Breadth First Search

Definition (Breadth First Search)

Breadth First Search (BFS) connects each new vertex to the oldest possible option. This is the opposite of Depth First Search. The BFS tree creates a wide graph. Using the same example,

graph LR;
    1((1)) o--o 2((2));
    1((1)) o--o 3((3));
    2((2)) o--o 3((3));
    1((1)) o--o 7((7));
    2((2)) o--o 6((6));
    3((3)) o--o 4((4));
    3((3)) o--o 5((5));
    3((3)) o--o 7((7));
    4((4)) o--o 5((5));
    8((8)) o--o 4((4));
    4((4)) o--o 7((7));
    8((8)) o--o 5((5));
    5((5)) o--o 6((6));
    6((6)) o--o 7((7));

we get the BFS to be

graph LR;
	1((1)) o--o 2((2));
	1 o--o 4((4));
	1 o--o 3((3));
	2 o--o 5((5));
	3 o--o 6((6));
	3 o--o 7((7));
	6 o--o 8((8));

This generated by $1\to 2,1\to 3,1\to 4$. Then since we visited $2$ the earliest (and thus the oldest visited), we have $2\to 5$. Backtracking, $5\to 2\to 1$ and then $1\to 3\to 6$, and so on.

Lemma (BFS Has No Ancestor Edges)

No ancestor edges are in the edges since they’re all cousins.

Proof: We always connect to older vertices.

graph LR;
	a((a)) o--o b((b));
	b o--o c((c));
	a o-.e.-o c;

Here, we will always go for $a$ to $b$, and then always take $e$.

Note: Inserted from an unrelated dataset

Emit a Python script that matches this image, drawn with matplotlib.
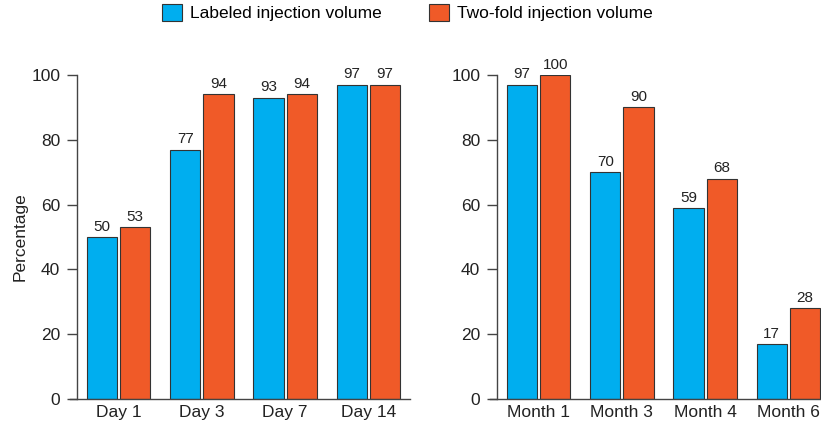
import numpy as np
import matplotlib.pyplot as plt
from matplotlib.patches import Patch

plt.rcParams['font.family'] = ['Liberation Sans', 'DejaVu Sans']

# data
days = ['Day 1', 'Day 3', 'Day 7', 'Day 14']
days_labeled = [50, 77, 93, 97]
days_twofold = [53, 94, 94, 97]

months = ['Month 1', 'Month 3', 'Month 4', 'Month 6']
months_labeled = [97, 70, 59, 17]
months_twofold = [100, 90, 68, 28]

BLUE = '#00AEEF'
ORANGE = '#F05A28'
EDGE = '#333333'
AXC = '#444444'
TXT = '#222222'


def draw_panel(ax, cats, labeled, twofold):
    x = np.arange(len(cats))
    w = 0.362
    off = 0.199
    b1 = ax.bar(x - off, labeled, w, color=BLUE, edgecolor=EDGE, linewidth=0.8)
    b2 = ax.bar(x + off, twofold, w, color=ORANGE, edgecolor=EDGE, linewidth=0.8)
    for bars in (b1, b2):
        for r in bars:
            ax.text(r.get_x() + r.get_width() / 2, r.get_height() + 1.0,
                    f'{int(r.get_height())}', ha='center', va='bottom',
                    fontsize=11, color=TXT, clip_on=False)
    ax.set_xlim(-0.5, len(cats) - 0.5)
    ax.set_ylim(0, 100)
    ax.set_xticks(x)
    ax.set_xticklabels(cats, fontsize=12.5, color=TXT)
    ax.set_yticks([0, 20, 40, 60, 80, 100])
    ax.tick_params(axis='x', length=0, pad=4)
    ax.tick_params(axis='y', length=7, width=1, color=AXC, labelsize=12.5,
                   labelcolor=TXT, pad=5)
    for s in ('top', 'right'):
        ax.spines[s].set_visible(False)
    for s in ('left', 'bottom'):
        ax.spines[s].set_color(AXC)
        ax.spines[s].set_linewidth(1)
    ax.spines['bottom'].set_bounds(-0.5 - 7 / 83.25, len(cats) - 0.5)


fig = plt.figure(figsize=(8.21, 4.26), dpi=100)
W, H = 821, 426
ax1 = fig.add_axes([77 / W, 27 / H, 333 / W, 324 / H])
ax2 = fig.add_axes([497 / W, 27 / H, 333 / W, 324 / H])

draw_panel(ax1, days, days_labeled, days_twofold)
draw_panel(ax2, months, months_labeled, months_twofold)
ax1.set_ylabel('Percentage', fontsize=12.5, color=TXT, labelpad=3)

handles = [Patch(facecolor=BLUE, edgecolor=EDGE, linewidth=0.8, label='Labeled injection volume'),
           Patch(facecolor=ORANGE, edgecolor=EDGE, linewidth=0.8, label='Two-fold injection volume')]
fig.legend(handles=handles, loc='upper center', bbox_to_anchor=(0.496, 1.027), ncol=2,
           frameon=False, fontsize=12.5, handlelength=1.15, handleheight=1.1,
           handletextpad=0.46, columnspacing=2.7)

fig.savefig('out.png', dpi=100)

Theorem (BFS Gives Shortest Path)

If you run BFS starting from vertex $v$ to get tree $T$, then the path from $v\to w$ for any other vertex $w$ in $T$ is the shortest path between $v,w$.

Proof:

Fix $v\in V$. Let $d(v,w)$ be the true shortest path length (minimum number of edges) from $v$ to $w$ in the graph $G$, where

$$d(u,v)=\{\begin{array}{ll}\min \{|P|:P\text{ is a path from }u\text{ to }v\text{ in }G\}& \text{if }u\ne v\\ 0& \text{if }u=v\\ \infty & \text{if no path exists}\end{array}$$

Then let $\text{dist}(v,w)$ be the tree path length from $u$ to $v$ generated by BFS tree $T$. This is also the “level” that $w$ is in (relative to $v$).

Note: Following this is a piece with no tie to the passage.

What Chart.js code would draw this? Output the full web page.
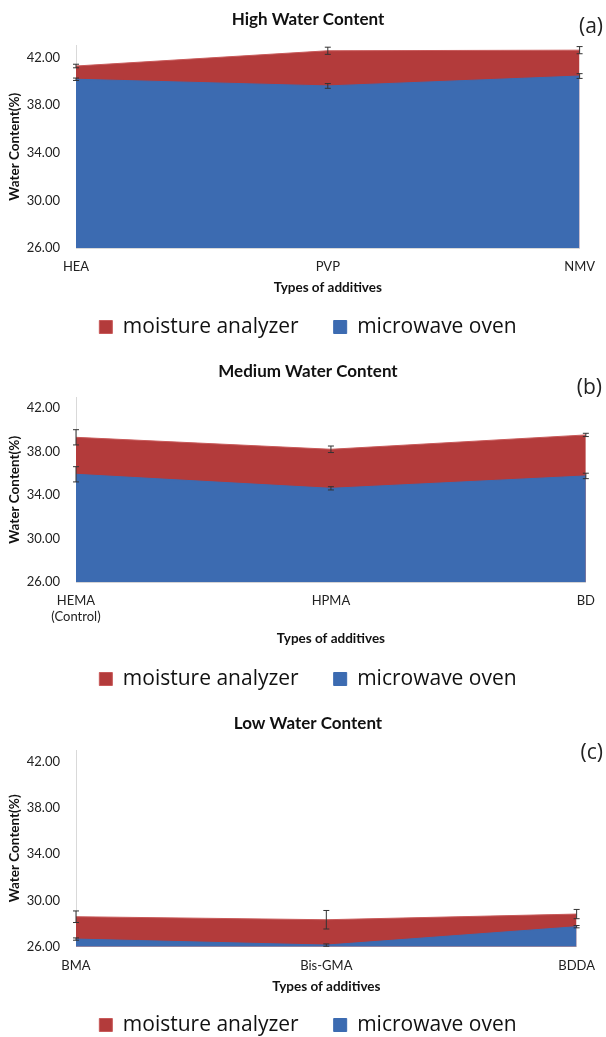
<!DOCTYPE html>
<html>
<head>
<meta charset="utf-8">
<script src="https://cdn.jsdelivr.net/npm/chart.js@4/dist/chart.umd.min.js"></script>
<style>
  html, body { margin: 0; padding: 0; background: #fff; overflow: hidden; width: 606px; height: 1037px; }
  .panel { position: absolute; left: 0; width: 606px; }
  .tag { position: absolute; right: 3px; font-family: "Open Sans", sans-serif; font-size: 21px; color: #222; line-height: 1; }
</style>
</head>
<body>
<div class="panel" id="pa" style="top:0;height:350px"><canvas id="chartA"></canvas></div>
<div class="panel" id="pb" style="top:345px;height:355px"><canvas id="chartB"></canvas></div>
<div class="panel" id="pc" style="top:700px;height:350px"><canvas id="chartC"></canvas></div>
<div class="tag" style="top:15px">(a)</div>
<div class="tag" style="top:376px;right:4px">(b)</div>
<div class="tag" style="top:741px">(c)</div>
<script>
const seriesNames = ["moisture analyzer", "microwave oven"];
const yTicks = [26, 30, 34, 38, 42];
const yMin = 26;
const yMax = 43;

const highLabels = ["HEA", "PVP", "NMV"];
const highMoisture = [41.27, 42.55, 42.6];
const highMicrowave = [40.16, 39.6, 40.43];
const highMoistureErr = [0.15, 0.3, 0.3];
const highMicrowaveErr = [0.1, 0.2, 0.2];

const medLabels = [["HEMA", "(Control)"], "HPMA", "BD"];
const medMoisture = [39.33, 38.23, 39.55];
const medMicrowave = [35.93, 34.64, 35.78];
const medMoistureErr = [0.7, 0.3, 0.15];
const medMicrowaveErr = [0.7, 0.15, 0.25];

const lowLabels = ["BMA", "Bis-GMA", "BDDA"];
const lowMoisture = [28.59, 28.33, 28.82];
const lowMicrowave = [26.66, 26.14, 27.73];
const lowMoistureErr = [0.5, 0.8, 0.4];
const lowMicrowaveErr = [0.1, 0.1, 0.1];

const RED = "#b33b3b";
const BLUE = "#3c6bb1";

// error bars, drawn from each dataset's "errors" array
const errorBars = {
    id: "errorBars",
    afterDatasetsDraw(chart) {
        const ctx = chart.ctx;
        const xs = chart.scales.x;
        const ys = chart.scales.y;
        ctx.save();
        ctx.strokeStyle = "#333";
        ctx.lineWidth = 1;
        chart.data.datasets.forEach(ds => {
            if (!ds.errors) return;
            ds.data.forEach((v, i) => {
                const x = xs.getPixelForValue(i);
                const y1 = ys.getPixelForValue(v - ds.errors[i]);
                const y2 = ys.getPixelForValue(v + ds.errors[i]);
                ctx.beginPath();
                ctx.moveTo(x, y1); ctx.lineTo(x, y2);
                ctx.moveTo(x - 3, y1); ctx.lineTo(x + 3, y1);
                ctx.moveTo(x - 3, y2); ctx.lineTo(x + 3, y2);
                ctx.stroke();
            });
        });
        ctx.restore();
    }
};

function makeChart(canvasId, p) {
    return new Chart(document.getElementById(canvasId), {
        type: "line",
        data: {
            labels: p.labels,
            datasets: [
                {
                    label: seriesNames[0],
                    data: p.moisture,
                    errors: p.moistureErr,
                    backgroundColor: RED,
                    borderColor: "#c85a5a",
                    borderWidth: 1,
                    fill: "start",
                    pointRadius: 0,
                    tension: 0,
                    order: 1
                },
                {
                    label: seriesNames[1],
                    data: p.microwave,
                    errors: p.microwaveErr,
                    backgroundColor: BLUE,
                    borderColor: BLUE,
                    borderWidth: 1,
                    fill: "start",
                    pointRadius: 0,
                    tension: 0,
                    order: 0
                }
            ]
        },
        options: {
            responsive: true,
            maintainAspectRatio: false,
            animation: false,
            layout: { padding: { left: 10, right: 0, top: 0, bottom: p.padBottom } },
            plugins: {
                title: {
                    display: true,
                    text: p.title,
                    color: "#111",
                    font: { family: "Lato", size: 17, weight: "bold" },
                    padding: { top: p.titleTop - 0.6, bottom: p.titleBottom - 0.6 }
                },
                legend: {
                    position: "bottom",
                    labels: {
                        color: "#111",
                        font: { family: "Open Sans", size: 21 },
                        boxWidth: 13,
                        boxHeight: 13,
                        padding: 35,
                        sort: (a, b) => a.datasetIndex - b.datasetIndex
                    }
                },
                tooltip: { enabled: false }
            },
            scales: {
                x: {
                    offset: false,
                    grid: { display: false, drawTicks: false },
                    border: { display: true, color: "#d9d9d9" },
                    ticks: {
                        color: "#222",
                        font: { family: "Lato", size: 13 },
                        padding: 11,
                        maxRotation: 0,
                        autoSkip: false
                    },
                    title: {
                        display: true,
                        text: "Types of additives",
                        color: "#111",
                        font: { family: "Lato", size: 13.5, weight: "bold" },
                        padding: { top: 0, bottom: p.xTitlePad - 0.9 }
                    },
                    afterFit: s => { s.height = p.xHeight; }
                },
                y: {
                    min: yMin,
                    max: yMax,
                    grid: { display: false, drawTicks: false },
                    border: { display: true, color: "#d9d9d9" },
                    afterBuildTicks: s => { s.ticks = yTicks.map(v => ({ value: v })); },
                    ticks: {
                        color: "#222",
                        font: { family: "Lato", size: 13 },
                        padding: 16,
                        callback: v => v.toFixed(2)
                    },
                    title: {
                        display: true,
                        text: "Water Content(%)",
                        color: "#111",
                        font: { family: "Lato", size: 13.5, weight: "bold" },
                        padding: { top: -3, bottom: 0 }
                    },
                    afterFit: s => { s.width = 66; }
                },
                // empty right axis, only to keep the plot's right edge
                y2: {
                    position: "right",
                    display: true,
                    min: yMin,
                    max: yMax,
                    grid: { display: false, drawTicks: false },
                    border: { display: false },
                    ticks: { display: false },
                    afterFit: s => { s.width = p.rightGap; }
                }
            }
        },
        plugins: [errorBars]
    });
}

makeChart("chartA", {
    title: "High Water Content",
    labels: highLabels,
    moisture: highMoisture, microwave: highMicrowave,
    moistureErr: highMoistureErr, microwaveErr: highMicrowaveErr,
    titleTop: 10.4, titleBottom: 15.8,
    xHeight: 33.5, xTitlePad: -13.7, padBottom: 2.5, rightGap: 17
});

makeChart("chartB", {
    title: "Medium Water Content",
    labels: medLabels,
    moisture: medMoisture, microwave: medMicrowave,
    moistureErr: medMoistureErr, microwaveErr: medMicrowaveErr,
    titleTop: 17.1, titleBottom: 16.1,
    xHeight: 51.2, xTitlePad: -12.7, padBottom: 0.5, rightGap: 12
});

makeChart("chartC", {
    title: "Low Water Content",
    labels: lowLabels,
    moisture: lowMoisture, microwave: lowMicrowave,
    moistureErr: lowMoistureErr, microwaveErr: lowMicrowaveErr,
    titleTop: 14.4, titleBottom: 16.4,
    xHeight: 32.8, xTitlePad: -14.7, padBottom: 4.5, rightGap: 18
});
</script>
</body>
</html>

I claim that for any vertex $w\in G,d(v,w)=\text{dist}(v,w)$. We prove this by strong induction on $k=d(v,w)$.

Base Cases: Let $k=0$. Then $d(v,w)=0$ iff $w=v$. The BFS algorithm starts at $v$, at level $0$ of $T$, so $d(v,v)=\text{dist}(v,v)$ holds.

Inductive Hypothesis: Assume that for all $k\le n$ for some $n\ge 0$, the claim holds. That is, if $d(v,u)=k\le n$ then $\text{dist}(v,u)=k$.

Let $k=n+1$. We need to show that this claim holds for any vertex $w$ where $d(v,w)=n+1$. Then we have some path $P$ where

$$P:v\to \cdots u\to w$$

Since $d(v,w)=n+1$, then $d(v,u)=n$. By the induction hypothesis, $\text{dist}(v,u)=n$. Thus, when BFS reaches $u$, it considers its neighbors. When BFS sees $w$, if $w$ is unvisited, then we set $u$ as $w$‘s parent, and $\text{dist}(v,w)=n+1$. If $w$ is already visited, then some other node $u^{\prime }$ visited at some other level.

Suppose by contradiction that $w$ was visited earlier, such that $\text{dist}(v,w)\le n$. But then by the Induction Hypothesis, $d(v,w)\le n$. But this is a contradiction, since we assumed $d(v,w)=n+1$. Therefore $w$ is visited after $u$, and cannot be visited from a previous vertex. Thus $\text{dist}(v,w)=n+1=d(v,w)$.